Let's move on to considering the results obtained with our second Intel Core 2 Duo E6600 CPU test platform based on the NVIDIA nForce 680i SLI chipset (testbed #2). Fortunately, all tests on this platform were successful. In standard DDR2-800 mode the Intel Core 2 Duo system, using standard settings from the SPD, ran at timings of 5-5-5-18-2T with nominal power supply voltage (1.85 V). By raising the voltage to 2.4 V, we succeeded in lowering the timings to the same values obtained on the first test platform — 3-3-3-2T. Furthermore, due to the NVIDIA nForce 680i SLI chipset allowing the use of timings up to 1-1-1 (!) we were able to get the BIOS to load at an even more impressive timing scheme; 3-3-2-2T. Loading the operating system to run tests proved impossible at those timings, though, as the system crashed. We were still glad that we got past the BIOS stage, however. Nevertheless, similar to the case of the AMD platform, the considerable decrease in memory timing s led to very small changes in the memory subsystem's actual speed, which is bound to a rather low CPU clock rate (2.4 GHz) along with chipset memory controller limitations.
The DDR2-1250 mode, which is stored in the in EPP profile, was practically achieved (memory bus frequency of 622 MHz, i.e. 1244 «DDR2 MHz») without overclocking the CPU at all. This is because of the nForce 680i SLI chipset's ability to tune to an asynchronous operating mode in a fairly flexible way — the ratio of the memory bus frequency to the system bus frequency on this chipset can take on various values (in this case — 35/15 = 2.333) with a small enough increment (1/15), which means an increment of memory bus frequency of about 18 MHz.

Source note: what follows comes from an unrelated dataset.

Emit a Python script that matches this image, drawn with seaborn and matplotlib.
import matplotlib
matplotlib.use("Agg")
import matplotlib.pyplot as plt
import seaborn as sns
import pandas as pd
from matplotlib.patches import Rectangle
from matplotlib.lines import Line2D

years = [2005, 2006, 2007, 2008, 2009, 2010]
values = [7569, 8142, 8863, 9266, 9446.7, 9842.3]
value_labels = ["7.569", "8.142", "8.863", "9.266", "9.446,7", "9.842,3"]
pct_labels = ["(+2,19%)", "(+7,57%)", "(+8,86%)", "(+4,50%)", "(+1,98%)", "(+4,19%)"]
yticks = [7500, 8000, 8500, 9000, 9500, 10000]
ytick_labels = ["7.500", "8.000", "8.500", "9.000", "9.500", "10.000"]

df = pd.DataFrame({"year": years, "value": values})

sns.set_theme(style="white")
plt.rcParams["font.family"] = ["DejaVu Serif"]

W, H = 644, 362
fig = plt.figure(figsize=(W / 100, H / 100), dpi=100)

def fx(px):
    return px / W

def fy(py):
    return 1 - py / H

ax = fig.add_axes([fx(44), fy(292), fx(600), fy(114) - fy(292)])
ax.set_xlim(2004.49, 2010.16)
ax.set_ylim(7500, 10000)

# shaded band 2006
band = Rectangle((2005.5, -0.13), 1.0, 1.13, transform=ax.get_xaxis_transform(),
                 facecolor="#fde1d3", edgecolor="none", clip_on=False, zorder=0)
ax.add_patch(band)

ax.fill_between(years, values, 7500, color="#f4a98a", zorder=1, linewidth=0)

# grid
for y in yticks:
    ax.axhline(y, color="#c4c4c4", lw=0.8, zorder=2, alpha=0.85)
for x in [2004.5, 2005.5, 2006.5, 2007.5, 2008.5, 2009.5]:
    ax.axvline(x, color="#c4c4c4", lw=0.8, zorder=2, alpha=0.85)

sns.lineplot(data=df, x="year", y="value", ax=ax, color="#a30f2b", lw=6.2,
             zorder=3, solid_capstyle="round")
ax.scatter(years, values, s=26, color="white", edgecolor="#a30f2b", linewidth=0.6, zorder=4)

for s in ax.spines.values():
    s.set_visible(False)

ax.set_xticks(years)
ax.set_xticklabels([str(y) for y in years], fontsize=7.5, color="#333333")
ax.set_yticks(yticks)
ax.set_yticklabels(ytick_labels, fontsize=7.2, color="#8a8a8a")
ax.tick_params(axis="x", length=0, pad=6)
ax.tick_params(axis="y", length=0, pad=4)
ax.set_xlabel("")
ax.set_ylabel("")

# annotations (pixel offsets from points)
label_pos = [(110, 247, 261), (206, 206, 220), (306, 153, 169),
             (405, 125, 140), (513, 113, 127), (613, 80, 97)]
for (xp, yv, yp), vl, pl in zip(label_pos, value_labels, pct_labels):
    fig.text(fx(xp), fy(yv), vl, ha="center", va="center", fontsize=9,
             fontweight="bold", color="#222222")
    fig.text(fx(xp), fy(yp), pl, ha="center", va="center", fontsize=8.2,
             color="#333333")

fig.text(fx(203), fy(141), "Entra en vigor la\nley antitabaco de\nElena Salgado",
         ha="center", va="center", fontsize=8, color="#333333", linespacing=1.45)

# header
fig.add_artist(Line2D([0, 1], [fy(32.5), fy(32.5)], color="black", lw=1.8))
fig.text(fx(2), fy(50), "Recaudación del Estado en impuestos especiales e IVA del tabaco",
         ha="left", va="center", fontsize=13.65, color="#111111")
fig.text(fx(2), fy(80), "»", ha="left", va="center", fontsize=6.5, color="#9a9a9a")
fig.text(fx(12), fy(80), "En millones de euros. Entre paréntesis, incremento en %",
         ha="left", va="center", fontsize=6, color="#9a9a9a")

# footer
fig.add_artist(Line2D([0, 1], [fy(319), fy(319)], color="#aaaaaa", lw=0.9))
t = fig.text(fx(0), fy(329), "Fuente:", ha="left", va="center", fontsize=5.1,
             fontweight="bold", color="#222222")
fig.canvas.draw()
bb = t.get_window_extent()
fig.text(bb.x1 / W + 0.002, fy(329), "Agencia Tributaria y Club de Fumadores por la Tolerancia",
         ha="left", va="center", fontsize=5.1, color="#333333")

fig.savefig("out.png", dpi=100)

The timing scheme in this case is the same as the EPP data — 5-5-5-18-2T, and the power supply voltage for the modules also conforms with the recommended 2.4 V. Despite the significant increase in memory frequency (from 400 to 622 MHz), differences in memory bandwidth values between these two operating modes turn out to be virtually unnoticeable (somewhat more evident are the differences between random ac cess latencies). This reconfirms that using such high-speed memory on the Intel platform (with not the most high-speed 2.4-GHz Intel Core 2 Duo E6600 CPU) ends up being completely unjustified.
Finally, we also evaluated the possibility of testing the modules at maximum frequency. In the process, we naturally overclocked the CPU also. The maximum memory frequency without loss of stability that we achieved came out to be 645 MHz («DDR2-1290») — barely below the «DDR2-1300» mark. The timing scheme in this case was automatically increased by the motherboard BIOS to 5-6-6-19-2T. Attempting to lower these timings led to system errors and instability.

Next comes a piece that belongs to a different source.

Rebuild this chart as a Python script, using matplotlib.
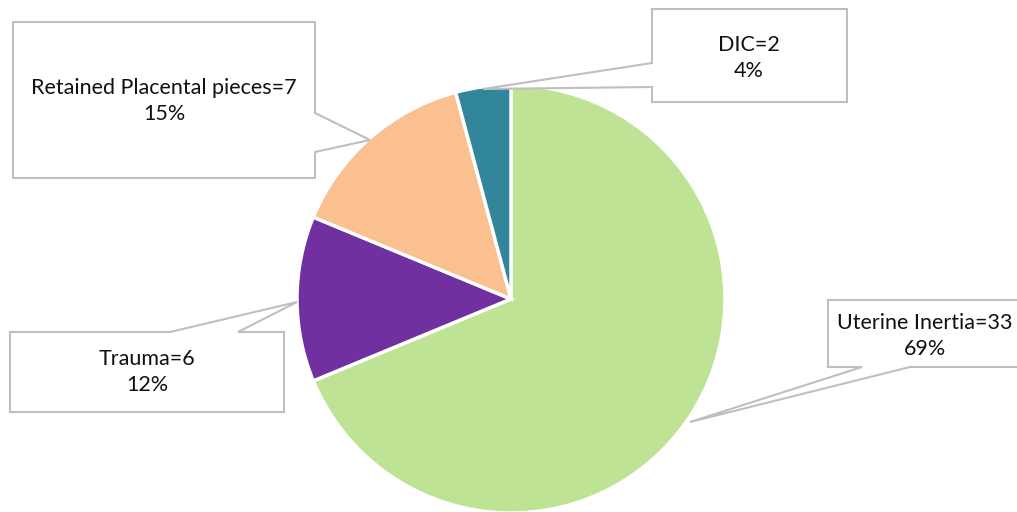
import matplotlib.pyplot as plt
from matplotlib.patches import Polygon

# data
causes = ['Uterine Inertia', 'Trauma', 'Retained Placental pieces', 'DIC']
counts = [33, 6, 7, 2]
pct_labels = ['69%', '12%', '15%', '4%']
colors = ['#BEE395', '#7030A0', '#FAC090', '#31869B']

plt.rcParams['font.family'] = ['Lato', 'DejaVu Sans']

fig = plt.figure(figsize=(10.17, 5.12), dpi=100)
ax = fig.add_axes([0, 0, 1, 1])

# pixel coords, y down -> data angles are mirrored, so go counterclock from -90
ax.pie(counts, colors=colors, startangle=-90, counterclock=True,
       center=(511, 299), radius=214, frame=True,
       wedgeprops=dict(edgecolor='white', linewidth=2.5))

ax.set_xlim(0, 1017)
ax.set_ylim(512, 0)
ax.set_aspect('equal')
ax.axis('off')

# callout boxes: rectangle with a pointer inserted into one side
def bubble(x0, y0, x1, y1, side, a, b, tip):
    if side == 'right':
        pts = [(x0, y0), (x1, y0), (x1, a), tip, (x1, b), (x1, y1), (x0, y1)]
    elif side == 'left':
        pts = [(x0, y0), (x1, y0), (x1, y1), (x0, y1), (x0, b), tip, (x0, a)]
    elif side == 'top':
        pts = [(x0, y0), (a, y0), tip, (b, y0), (x1, y0), (x1, y1), (x0, y1)]
    else:
        pts = [(x0, y0), (x1, y0), (x1, y1), (b, y1), tip, (a, y1), (x0, y1)]
    ax.add_patch(Polygon(pts, closed=True, facecolor='white',
                         edgecolor='#BFBFBF', linewidth=1.5, zorder=5))

boxes = {
    'Uterine Inertia': ((828, 300, 1040, 367), 'bottom', 862, 910, (690, 422), (925, 336)),
    'Trauma': ((10, 332, 284, 412), 'top', 170, 238, (297, 302), (147, 372)),
    'Retained Placental pieces': ((13, 22, 315, 178), 'right', 113, 152, (370, 140), (164, 101)),
    'DIC': ((652, 9, 847, 102), 'left', 63, 87, (483, 89), (749, 58)),
}

for name, n, p in zip(causes, counts, pct_labels):
    rect, side, a, b, tip, txt = boxes[name]
    bubble(*rect, side, a, b, tip)
    ax.text(txt[0], txt[1], f'{name}={n}\n{p}', ha='center', va='center',
            fontsize=15.5, color='#111111', linespacing=1.38, zorder=6)

fig.savefig('out.png', dpi=100)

The examined high-end modules from the Corsair DOMINATOR series, the TWIN2X2048-10000C5DF memory modules, left a good impression on us with its maximum frequency of DDR2-1250.

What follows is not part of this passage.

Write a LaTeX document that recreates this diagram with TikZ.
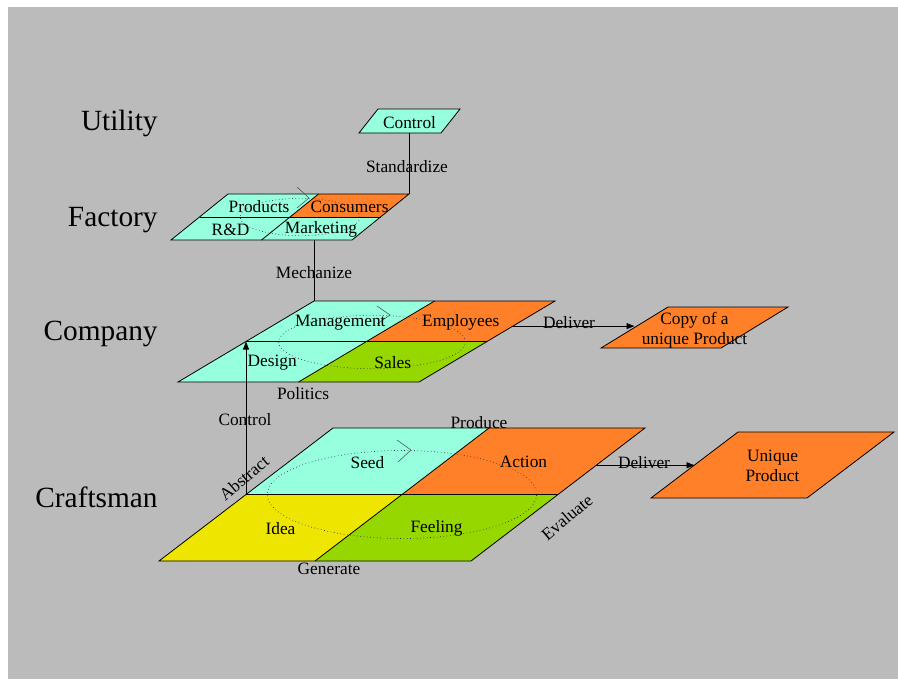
\documentclass[tikz,border=0pt]{standalone}
\usepackage{fontspec}
\setmainfont{Liberation Serif}
\usetikzlibrary{calc, arrows.meta}

\definecolor{slide}{RGB}{187,187,187}
\definecolor{aqua}{RGB}{150,255,222}
\definecolor{orng}{RGB}{255,128,40}
\definecolor{yell}{RGB}{238,230,0}
\definecolor{lime}{RGB}{150,215,0}

\tikzset{
    lbl/.style={font=\fontsize{13}{15}\selectfont, inner sep=0pt, yshift=-0.8pt},
    level/.style={font=\fontsize{22}{26}\selectfont, inner sep=0pt, anchor=east},
    loop/.style={dotted, draw=black!80, line width=0.5pt},
    looptip/.style={draw=black!70, line width=0.4pt},
    link/.style={line width=0.6pt},
    deliver/.style={link, -{Triangle[length=6pt,width=4.5pt]}}
}

\begin{document}
\begin{tikzpicture}[x=0.75pt, y=-0.75pt, line width=0.6pt]
    \useasboundingbox (0,0) rectangle (898,679);
    \fill[slide] (8,7) rectangle (898,679);

    % Esquinas de los tres niveles (artesano, empresa, fábrica)
    \foreach \lv/\bx/\by/\w/\h/\o in {cr/159/561/312/133/174, co/178/382/241/81/136, fa/171/240/181/46/57} {
        \coordinate (\lv-bl) at (\bx,\by);
        \coordinate (\lv-br) at (\bx+\w,\by);
        \coordinate (\lv-tl) at (\bx+\o,\by-\h);
        \coordinate (\lv-tr) at (\bx+\o+\w,\by-\h);
        \coordinate (\lv-ml) at (\bx+\o/2,\by-\h/2);
        \coordinate (\lv-mr) at (\bx+\o/2+\w,\by-\h/2);
        \coordinate (\lv-mb) at (\bx+\w/2,\by);
        \coordinate (\lv-mt) at (\bx+\o+\w/2,\by-\h);
        \coordinate (\lv-c) at (\bx+\o/2+\w/2,\by-\h/2);
    }

    % Cuadrantes con sus colores
    \foreach \lv/\ctl/\ctr/\cbl/\cbr in {cr/aqua/orng/yell/lime, co/aqua/orng/aqua/lime, fa/aqua/orng/aqua/aqua} {
        \fill[\ctl] (\lv-tl) -- (\lv-mt) -- (\lv-c) -- (\lv-ml) -- cycle;
        \fill[\ctr] (\lv-mt) -- (\lv-tr) -- (\lv-mr) -- (\lv-c) -- cycle;
        \fill[\cbl] (\lv-ml) -- (\lv-c) -- (\lv-mb) -- (\lv-bl) -- cycle;
        \fill[\cbr] (\lv-c) -- (\lv-mr) -- (\lv-br) -- (\lv-mb) -- cycle;
        \draw (\lv-bl) -- (\lv-br) -- (\lv-tr) -- (\lv-tl) -- cycle;
        \draw (\lv-ml) -- (\lv-mr);
        \draw (\lv-mb) -- (\lv-mt);
    }

    % Paralelogramos sueltos
    \foreach \pn/\bx/\by/\w/\h/\o/\col in {ctrl/359/133/82/24/19/aqua, copy/601/348/120/41/67/orng, uniq/651/498/156/66/87/orng} {
        \filldraw[fill=\col] (\bx,\by) coordinate (\pn-bl) -- ++(\w,0) -- ++(\o,-\h) coordinate (\pn-tr) -- ++(-\w,0) -- cycle;
        \coordinate (\pn-w) at (\bx+\o/2,\by-\h/2);
        \coordinate (\pn-c) at (\bx+\o/2+\w/2,\by-\h/2);
    }

    % Ciclos punteados
    \draw[loop] (cr-c) ellipse [x radius=101pt, y radius=33pt];
    \draw[looptip] (397,440) -- (411,450) -- (398,462);
    \draw[loop] (372,342) ellipse [x radius=70pt, y radius=20pt];
    \draw[looptip] (377,306) -- (390,315) -- (377,324);
    \draw[loop] (300,217) ellipse [x radius=45pt, y radius=14pt];
    \draw[looptip] (297,187) -- (309,198) -- (297,208);

    % Conexiones entre niveles
    \draw[link] (fa-tr) -- (fa-tr |- ctrl-bl);
    \draw[link] (co-tl) -- (co-tl |- fa-bl);
    \draw[link, -{Triangle[length=6pt,width=4.5pt]}] (cr-ml) -- (co-ml);
    \coordinate (cr-out) at ($(cr-tr)!0.56!(cr-mr)$);
    \coordinate (co-out) at ($(co-tr)!0.62!(co-mr)$);
    \draw[deliver] (cr-out) -- (cr-out -| uniq-w);
    \draw[deliver] (co-out) -- (co-out -| copy-w);

    % Textos de los cuadrantes
    \node[lbl] (seed) at ($(cr-tl)!0.5!(cr-c)$) {Seed};
    \node[lbl] (action) at ($(cr-mt)!0.5!(cr-mr)$) {Action};
    \node[lbl] (idea) at ($(cr-ml)!0.5!(cr-mb)$) {Idea};
    \node[lbl] (feeling) at ($(cr-c)!0.5!(cr-br)$) {Feeling};
    \node[lbl] (management) at ($(co-tl)!0.5!(co-c)$) {Management};
    \node[lbl] (employees) at ($(co-mt)!0.5!(co-mr)$) {Employees};
    \node[lbl] (design) at ($(co-ml)!0.5!(co-mb)$) {Design};
    \node[lbl] (sales) at ($(co-c)!0.5!(co-br)$) {Sales};
    \node[lbl] (products) at ($(fa-tl)!0.5!(fa-c)$) {Products};
    \node[lbl] (consumers) at ($(fa-mt)!0.5!(fa-mr)$) {Consumers};
    \node[lbl] (rnd) at ($(fa-ml)!0.5!(fa-mb)$) {R\&D};
    \node[lbl] (marketing) at ($(fa-c)!0.5!(fa-br)$) {Marketing};
    \node[lbl] (control-top) at (ctrl-c) {Control};
    \node[lbl, align=center] (copy-txt) at ([yshift=-1pt]copy-c) {Copy of a\\unique Product};
    \node[lbl, align=center] (uniq-txt) at (uniq-c) {Unique\\Product};

    % Rótulos de las conexiones
    \node[lbl] (standardize) at (407,165) {Standardize};
    \node[lbl] (mechanize) at (314,271) {Mechanize};
    \node[lbl] (control) at (245,418) {Control};
    \node[lbl] (politics) at (303,392) {Politics};
    \node[lbl] (produce) at (479,421) {Produce};
    \node[lbl] (generate) at (329,568) {Generate};
    \node[lbl, rotate=40] (abstract) at (244,477) {Abstract};
    \node[lbl, rotate=40] (evaluate) at (567,516) {Evaluate};
    \node[lbl] (deliver-co) at (569,321) {Deliver};
    \node[lbl] (deliver-cr) at (644,461) {Deliver};

    % Niveles
    \node[level] (utility) at (158,123) {Utility};
    \node[level] (factory) at (158,220) {Factory};
    \node[level] (company) at (158,334) {Company};
    \node[level] (craftsman) at (158,497) {Craftsman};
\end{tikzpicture}
\end{document}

The only problem we saw in the tests was the somewhat limited compatibility of the modules with our AMD-based test platform, which consisted of an Athlon 64 X2 5200+ CPU along with an ASUS Crosshair motherboard. With this platform, the maximum bus frequency at which the modules were considered farily stable, was merely 500 MHz, or DDR2-1000. We are hoping that the uncovered problem is only an issue with our platform itself, namely the certain combination of CPU, motherboard and BIOS we were using, and not the AMD AM2 platform as a whole.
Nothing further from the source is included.